- WHAT YOU SHOULD DO: Set down the data below from its first line to the line holding "const yTicks = [-1, -0.5, 0, 0.5, 1];", inclusive; omit all pictures.

- DATA SECTION:
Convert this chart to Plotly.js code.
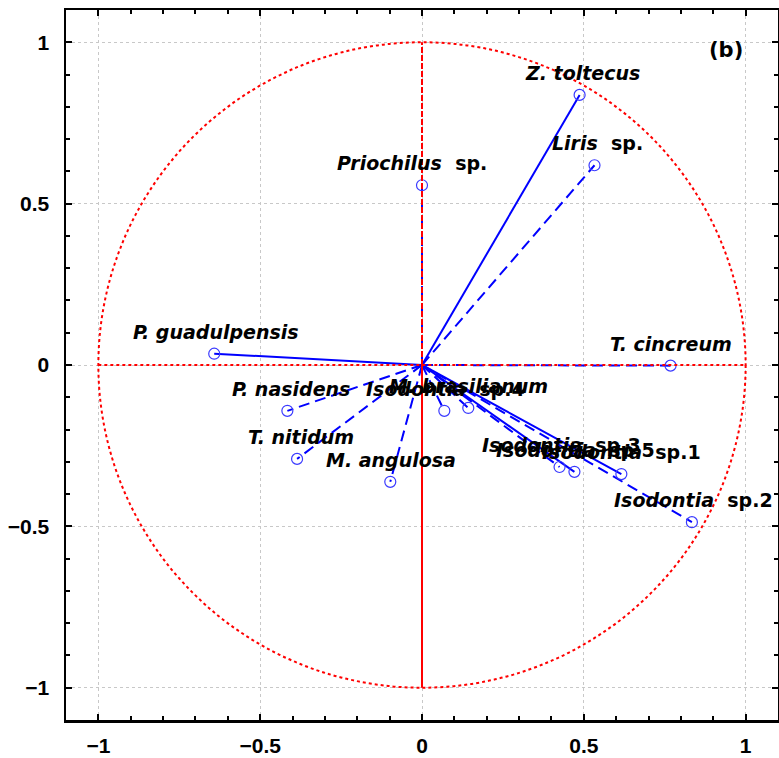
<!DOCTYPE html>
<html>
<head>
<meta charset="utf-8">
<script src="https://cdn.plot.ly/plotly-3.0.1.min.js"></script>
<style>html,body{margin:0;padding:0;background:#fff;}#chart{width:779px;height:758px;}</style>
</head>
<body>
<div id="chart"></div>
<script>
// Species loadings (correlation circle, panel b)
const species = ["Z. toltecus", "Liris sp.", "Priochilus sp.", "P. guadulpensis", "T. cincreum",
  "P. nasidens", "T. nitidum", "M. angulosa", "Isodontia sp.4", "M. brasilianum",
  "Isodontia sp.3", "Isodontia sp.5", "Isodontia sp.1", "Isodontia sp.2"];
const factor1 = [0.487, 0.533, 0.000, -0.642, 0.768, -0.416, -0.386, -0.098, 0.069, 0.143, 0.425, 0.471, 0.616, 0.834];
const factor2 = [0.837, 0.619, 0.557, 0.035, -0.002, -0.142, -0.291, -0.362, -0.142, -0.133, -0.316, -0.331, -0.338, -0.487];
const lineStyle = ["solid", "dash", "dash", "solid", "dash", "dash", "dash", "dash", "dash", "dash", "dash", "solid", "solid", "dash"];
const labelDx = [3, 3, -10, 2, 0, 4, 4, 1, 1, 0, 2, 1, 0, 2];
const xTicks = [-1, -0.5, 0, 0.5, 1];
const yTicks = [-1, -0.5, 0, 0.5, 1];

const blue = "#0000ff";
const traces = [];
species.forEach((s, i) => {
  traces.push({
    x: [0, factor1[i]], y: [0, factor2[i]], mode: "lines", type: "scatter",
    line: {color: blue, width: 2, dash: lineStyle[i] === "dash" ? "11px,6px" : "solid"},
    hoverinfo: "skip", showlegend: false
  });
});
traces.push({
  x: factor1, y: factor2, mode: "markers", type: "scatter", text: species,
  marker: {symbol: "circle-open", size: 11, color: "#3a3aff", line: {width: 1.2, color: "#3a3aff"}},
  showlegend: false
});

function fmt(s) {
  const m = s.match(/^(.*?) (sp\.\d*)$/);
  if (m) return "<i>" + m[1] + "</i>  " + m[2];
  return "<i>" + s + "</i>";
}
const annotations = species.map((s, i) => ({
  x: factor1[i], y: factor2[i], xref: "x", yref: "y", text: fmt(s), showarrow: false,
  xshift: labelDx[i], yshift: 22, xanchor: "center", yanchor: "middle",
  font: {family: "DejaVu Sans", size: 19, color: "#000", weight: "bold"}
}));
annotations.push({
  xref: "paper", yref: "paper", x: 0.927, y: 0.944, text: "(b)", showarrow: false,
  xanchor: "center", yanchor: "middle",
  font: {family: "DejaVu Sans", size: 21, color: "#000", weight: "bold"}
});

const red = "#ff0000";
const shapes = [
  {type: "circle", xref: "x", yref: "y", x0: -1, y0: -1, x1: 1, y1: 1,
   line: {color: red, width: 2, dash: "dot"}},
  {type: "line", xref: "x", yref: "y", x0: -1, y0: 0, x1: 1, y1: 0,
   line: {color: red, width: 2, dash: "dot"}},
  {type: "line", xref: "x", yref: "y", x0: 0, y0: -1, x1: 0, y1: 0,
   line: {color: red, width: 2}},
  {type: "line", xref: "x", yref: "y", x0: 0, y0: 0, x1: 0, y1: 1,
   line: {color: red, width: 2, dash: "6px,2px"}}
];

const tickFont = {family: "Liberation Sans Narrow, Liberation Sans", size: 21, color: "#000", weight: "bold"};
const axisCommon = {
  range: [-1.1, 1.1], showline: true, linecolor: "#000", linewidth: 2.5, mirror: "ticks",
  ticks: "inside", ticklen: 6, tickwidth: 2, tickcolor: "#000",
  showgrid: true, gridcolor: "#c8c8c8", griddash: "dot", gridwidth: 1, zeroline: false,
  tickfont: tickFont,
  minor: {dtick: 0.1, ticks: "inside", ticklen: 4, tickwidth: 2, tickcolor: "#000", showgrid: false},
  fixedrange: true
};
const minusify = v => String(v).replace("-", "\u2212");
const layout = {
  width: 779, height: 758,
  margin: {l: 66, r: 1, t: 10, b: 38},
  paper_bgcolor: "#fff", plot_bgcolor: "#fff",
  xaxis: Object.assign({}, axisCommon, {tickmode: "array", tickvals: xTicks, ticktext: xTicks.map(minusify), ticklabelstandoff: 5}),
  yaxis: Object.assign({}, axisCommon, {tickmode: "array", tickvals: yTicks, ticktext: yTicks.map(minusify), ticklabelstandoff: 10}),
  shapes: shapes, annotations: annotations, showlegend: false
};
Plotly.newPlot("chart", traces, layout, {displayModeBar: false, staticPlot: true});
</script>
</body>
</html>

- EXERCISE OUTPUT:
Convert this chart to Plotly.js code.
<!DOCTYPE html>
<html>
<head>
<meta charset="utf-8">
<script src="https://cdn.plot.ly/plotly-3.0.1.min.js"></script>
<style>html,body{margin:0;padding:0;background:#fff;}#chart{width:779px;height:758px;}</style>
</head>
<body>
<div id="chart"></div>
<script>
// Species loadings (correlation circle, panel b)
const species = ["Z. toltecus", "Liris sp.", "Priochilus sp.", "P. guadulpensis", "T. cincreum",
  "P. nasidens", "T. nitidum", "M. angulosa", "Isodontia sp.4", "M. brasilianum",
  "Isodontia sp.3", "Isodontia sp.5", "Isodontia sp.1", "Isodontia sp.2"];
const factor1 = [0.487, 0.533, 0.000, -0.642, 0.768, -0.416, -0.386, -0.098, 0.069, 0.143, 0.425, 0.471, 0.616, 0.834];
const factor2 = [0.837, 0.619, 0.557, 0.035, -0.002, -0.142, -0.291, -0.362, -0.142, -0.133, -0.316, -0.331, -0.338, -0.487];
const lineStyle = ["solid", "dash", "dash", "solid", "dash", "dash", "dash", "dash", "dash", "dash", "dash", "solid", "solid", "dash"];
const labelDx = [3, 3, -10, 2, 0, 4, 4, 1, 1, 0, 2, 1, 0, 2];
const xTicks = [-1, -0.5, 0, 0.5, 1];
const yTicks = [-1, -0.5, 0, 0.5, 1];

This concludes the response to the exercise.